L'idée est excellente, il y a de quoi faire un très bon film. La question de la criminalité désignée comme responsable de tous les maux de l'humanité, de la supposée violence inhérente à l'espèce humaine qu'il faudrait laisser s'exprimer plutôt que de chercher à la contenir, des inégalités sociales menant inévitablement la "purge" à un combat du pot de fer contre le pot de terre, même de l'industrie de la sécurité, sa réelle efficacité et son éthique (vendre de la peur, est-ce moral ?). Sans compter la question du "jour d'après" comme évoqué par Marie.Charlotte, où l'on doit reprendre sa vie normale comme si rien ne s'était passé, et par conséquent la question quasi métaphysique du combat du mal par le mal. Bref, de quoi filer des poussées d'adrénaline à n'importe quel étudiant en socio.
Et c'est là que le film se vautre lamentablement. Comme évoqué dans l'article, il ne s'agit pas d'un film d'horreur, et il en reprend pourtant toutes les ficelles (les plus usées). Le cul entre trois chaises, le film ne parvient pas à se décider entre le drame sociologique à la Orange Mécanique, le thriller en huis-clos à la Panic Room et la bonne boucherie des familles à la Battle Royale. C'est cette indécision, ajoutée à un clair manque de maîtrise (n'est pas David Fincher qui veut) qui fait de ce film un hybride raté qu'aucun des acteurs ne parvient à soutenir.

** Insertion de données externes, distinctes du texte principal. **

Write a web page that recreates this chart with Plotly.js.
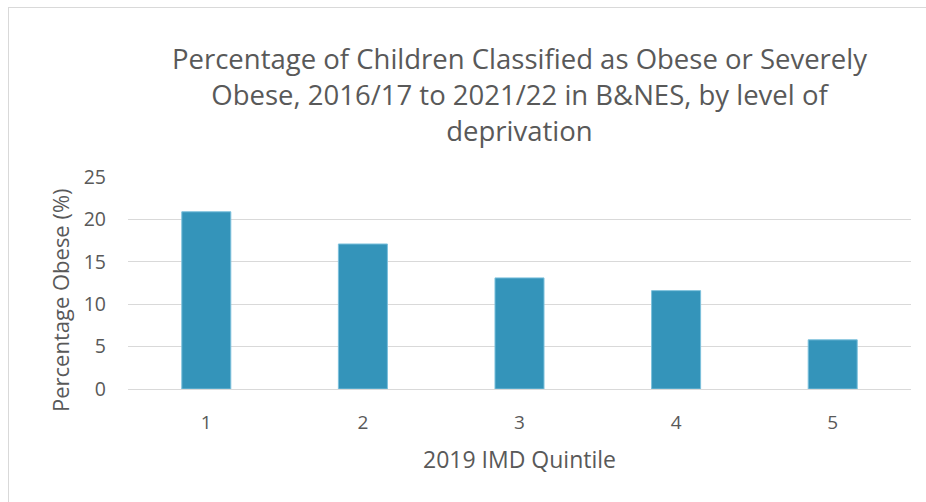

Divertissant tout au plus, The Purge (VO please) me laisse le sentiment d'une dissertation d'un lycéen que le sujet aurait inspiré mais qui l'aurait terminée à la hâte la veille : bonnes idées, application bâclée. Je suis déçue. Si un réalisateur plus talentueux, ou plus expérimenté, et qui ne se sent pas obligé d'aller dans la surenchère de violence pour appâter le chaland, décidait de faire un remake, je crois que j'en serais pour une fois ravie.